Anna’s daughter, Mariia, extended the tradition of marriage diplomacy when she became the wife of the Polish king Casimir. That tradition was yet further extended when in 1051 the great-granddaughter of Anna, daughter of Kievan Prince Yaroslav Mudryi [the wise], became the wife of French King Henry I. Mariia signed the nuptial vows in Cyrillic and Latin script while the Frenchman scrawled his illiterate “X”.

Anna apparently was the mother of Boris and Gleb, the first great Russian martyred saints. Vladimir supplied the fist behind the Christianization of Rus’, but it seems that it was Anna who supplied the will and the spirit. And yet how little credit she receives on the pages of history. As Gibbon remarked so well, “Wolodomir and Anne” are saints of the Russian Church, “yet we know his vices, and are ignorant of her virtues”.

The documentation of this early era is thin and frequently of questionable veracity, so our ignorance of Anna’s virtues cannot be fully dispelled. In his old-fashioned way of expressing himself, the influential Russian historian Nikolai Karamzin concluded that Anna “was an instrument of Heavenly beneficence, who brought Russia out from the darkness of idolatry”. Anna not only helped Christianize Russia, she also gave Russian rulers their first real claim to imperial descent.

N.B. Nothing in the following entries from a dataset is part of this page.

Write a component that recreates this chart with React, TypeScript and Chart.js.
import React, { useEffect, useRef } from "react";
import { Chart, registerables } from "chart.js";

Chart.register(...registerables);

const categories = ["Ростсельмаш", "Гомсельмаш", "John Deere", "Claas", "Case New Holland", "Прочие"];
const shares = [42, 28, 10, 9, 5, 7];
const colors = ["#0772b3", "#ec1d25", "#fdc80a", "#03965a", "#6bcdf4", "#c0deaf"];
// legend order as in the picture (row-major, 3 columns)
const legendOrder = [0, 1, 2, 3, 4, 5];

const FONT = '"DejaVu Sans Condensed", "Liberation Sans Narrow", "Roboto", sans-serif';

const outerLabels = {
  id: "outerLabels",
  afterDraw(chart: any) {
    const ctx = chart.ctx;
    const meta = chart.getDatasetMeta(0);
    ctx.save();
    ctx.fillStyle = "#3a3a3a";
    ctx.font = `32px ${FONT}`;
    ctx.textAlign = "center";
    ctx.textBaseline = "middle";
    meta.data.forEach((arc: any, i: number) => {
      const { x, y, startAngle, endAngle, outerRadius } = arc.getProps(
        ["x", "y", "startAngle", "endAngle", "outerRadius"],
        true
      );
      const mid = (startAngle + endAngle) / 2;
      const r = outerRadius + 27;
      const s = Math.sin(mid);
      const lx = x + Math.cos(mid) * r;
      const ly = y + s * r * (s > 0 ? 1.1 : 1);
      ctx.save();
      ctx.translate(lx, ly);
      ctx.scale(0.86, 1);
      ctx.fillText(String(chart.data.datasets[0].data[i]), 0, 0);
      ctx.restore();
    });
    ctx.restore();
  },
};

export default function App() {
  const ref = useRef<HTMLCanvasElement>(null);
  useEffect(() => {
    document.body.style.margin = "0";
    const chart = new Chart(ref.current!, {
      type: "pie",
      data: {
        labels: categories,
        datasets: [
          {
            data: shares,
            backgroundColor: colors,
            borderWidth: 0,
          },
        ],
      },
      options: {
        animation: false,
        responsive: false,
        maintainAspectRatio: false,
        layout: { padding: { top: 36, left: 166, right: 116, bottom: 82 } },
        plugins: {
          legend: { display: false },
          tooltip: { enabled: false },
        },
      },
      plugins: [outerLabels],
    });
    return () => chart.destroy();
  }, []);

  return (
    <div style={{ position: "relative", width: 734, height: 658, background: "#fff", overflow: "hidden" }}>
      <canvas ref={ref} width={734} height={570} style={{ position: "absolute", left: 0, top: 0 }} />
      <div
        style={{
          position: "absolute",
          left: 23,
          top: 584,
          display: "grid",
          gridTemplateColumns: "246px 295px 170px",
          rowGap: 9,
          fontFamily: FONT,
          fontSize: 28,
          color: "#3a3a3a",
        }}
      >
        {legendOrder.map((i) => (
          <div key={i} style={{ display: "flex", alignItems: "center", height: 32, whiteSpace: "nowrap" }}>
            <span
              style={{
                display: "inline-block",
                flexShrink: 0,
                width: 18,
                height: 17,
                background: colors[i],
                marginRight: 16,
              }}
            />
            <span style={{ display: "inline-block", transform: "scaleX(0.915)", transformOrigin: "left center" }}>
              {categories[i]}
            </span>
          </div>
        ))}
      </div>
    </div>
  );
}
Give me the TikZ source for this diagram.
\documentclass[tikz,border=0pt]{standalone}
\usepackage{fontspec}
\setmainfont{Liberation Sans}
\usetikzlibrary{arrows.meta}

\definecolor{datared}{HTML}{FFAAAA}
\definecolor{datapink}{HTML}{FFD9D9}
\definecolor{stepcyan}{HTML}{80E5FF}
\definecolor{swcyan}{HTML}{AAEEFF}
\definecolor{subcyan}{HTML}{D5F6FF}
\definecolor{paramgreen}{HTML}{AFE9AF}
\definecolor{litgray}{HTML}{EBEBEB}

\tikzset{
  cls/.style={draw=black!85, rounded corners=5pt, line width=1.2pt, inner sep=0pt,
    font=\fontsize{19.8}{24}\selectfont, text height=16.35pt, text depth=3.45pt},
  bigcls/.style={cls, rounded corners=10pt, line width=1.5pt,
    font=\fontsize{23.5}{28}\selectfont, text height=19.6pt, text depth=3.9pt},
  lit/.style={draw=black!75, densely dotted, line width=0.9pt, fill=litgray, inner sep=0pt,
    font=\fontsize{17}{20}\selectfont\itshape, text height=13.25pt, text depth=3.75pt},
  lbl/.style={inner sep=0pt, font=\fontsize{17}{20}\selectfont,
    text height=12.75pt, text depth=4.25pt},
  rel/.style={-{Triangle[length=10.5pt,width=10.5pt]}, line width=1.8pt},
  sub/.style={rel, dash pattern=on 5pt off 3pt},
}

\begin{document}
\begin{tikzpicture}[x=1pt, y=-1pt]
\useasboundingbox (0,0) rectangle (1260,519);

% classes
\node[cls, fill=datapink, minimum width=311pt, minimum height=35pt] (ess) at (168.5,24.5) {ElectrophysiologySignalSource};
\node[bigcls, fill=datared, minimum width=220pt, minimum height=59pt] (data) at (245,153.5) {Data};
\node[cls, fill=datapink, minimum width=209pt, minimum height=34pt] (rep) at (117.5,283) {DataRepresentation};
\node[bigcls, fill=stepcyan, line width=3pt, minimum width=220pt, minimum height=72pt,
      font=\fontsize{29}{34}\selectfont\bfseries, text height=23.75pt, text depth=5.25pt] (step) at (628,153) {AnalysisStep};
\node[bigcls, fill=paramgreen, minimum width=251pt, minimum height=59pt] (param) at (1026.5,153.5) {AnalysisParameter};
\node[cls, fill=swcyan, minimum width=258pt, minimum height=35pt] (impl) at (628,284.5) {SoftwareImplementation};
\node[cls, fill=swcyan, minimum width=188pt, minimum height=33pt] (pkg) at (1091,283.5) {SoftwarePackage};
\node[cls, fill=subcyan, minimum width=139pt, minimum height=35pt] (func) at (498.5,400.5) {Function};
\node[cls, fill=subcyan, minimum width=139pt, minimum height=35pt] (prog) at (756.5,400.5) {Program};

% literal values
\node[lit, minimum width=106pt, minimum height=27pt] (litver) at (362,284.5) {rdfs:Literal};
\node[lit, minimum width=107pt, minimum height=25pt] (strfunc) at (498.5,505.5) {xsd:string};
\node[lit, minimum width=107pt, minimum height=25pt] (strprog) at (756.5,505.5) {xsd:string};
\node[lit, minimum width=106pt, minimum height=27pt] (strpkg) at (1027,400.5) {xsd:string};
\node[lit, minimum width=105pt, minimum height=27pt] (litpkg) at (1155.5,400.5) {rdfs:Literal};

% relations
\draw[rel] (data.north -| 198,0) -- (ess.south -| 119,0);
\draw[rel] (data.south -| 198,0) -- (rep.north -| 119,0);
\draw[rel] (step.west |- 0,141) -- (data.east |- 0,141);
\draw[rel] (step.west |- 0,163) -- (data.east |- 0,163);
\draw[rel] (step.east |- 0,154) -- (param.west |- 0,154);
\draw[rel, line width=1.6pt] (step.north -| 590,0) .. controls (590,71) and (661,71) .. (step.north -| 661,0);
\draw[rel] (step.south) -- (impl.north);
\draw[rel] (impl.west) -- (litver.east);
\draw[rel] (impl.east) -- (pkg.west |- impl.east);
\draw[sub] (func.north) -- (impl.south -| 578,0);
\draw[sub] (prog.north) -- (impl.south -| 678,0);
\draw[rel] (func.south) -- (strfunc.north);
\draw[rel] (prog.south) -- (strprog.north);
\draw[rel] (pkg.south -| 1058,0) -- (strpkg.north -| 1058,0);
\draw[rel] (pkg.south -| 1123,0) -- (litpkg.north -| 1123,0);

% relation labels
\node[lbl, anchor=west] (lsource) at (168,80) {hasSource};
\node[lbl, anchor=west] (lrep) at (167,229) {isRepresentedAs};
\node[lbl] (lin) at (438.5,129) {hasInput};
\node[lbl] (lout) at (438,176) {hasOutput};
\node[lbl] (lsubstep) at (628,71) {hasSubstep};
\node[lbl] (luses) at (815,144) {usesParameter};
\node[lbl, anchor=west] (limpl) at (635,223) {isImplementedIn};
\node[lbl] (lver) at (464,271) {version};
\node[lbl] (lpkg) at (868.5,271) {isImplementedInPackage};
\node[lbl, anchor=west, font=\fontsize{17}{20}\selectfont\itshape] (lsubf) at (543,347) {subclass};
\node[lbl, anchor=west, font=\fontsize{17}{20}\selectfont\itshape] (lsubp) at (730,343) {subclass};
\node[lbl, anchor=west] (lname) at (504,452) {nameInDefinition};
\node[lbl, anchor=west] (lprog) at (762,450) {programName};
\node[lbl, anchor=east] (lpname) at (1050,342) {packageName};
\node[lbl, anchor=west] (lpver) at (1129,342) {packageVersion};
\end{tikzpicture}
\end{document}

Some early documents refer to Anna as “tsaritsa” (wife of a Caesar or tsar), rather than “tsarevna” (daughter of a Caesar). Patriotic tradition in Russian historiography sought to employ the solid fulcrum of Anna’s pedigree, heightened by these terminological slips in the documentation, to lever Vladimir into the exalted title “tsar” long before history was ready yet to grant Russian princes such stature. The memory of the union of Byzantium and Russia, through Anna, was important also in Byzantium. It guided a future Byzantine Emperor Manuel II to give his son John in nuptial diplomatic union to the granddaughter (also named Anna) of Prince Dmitrii Donskoi. By the time of Ivan IV, the descent of Russian tsars from the purple of Anna had become stock in trade of Muscovite pride and pretense.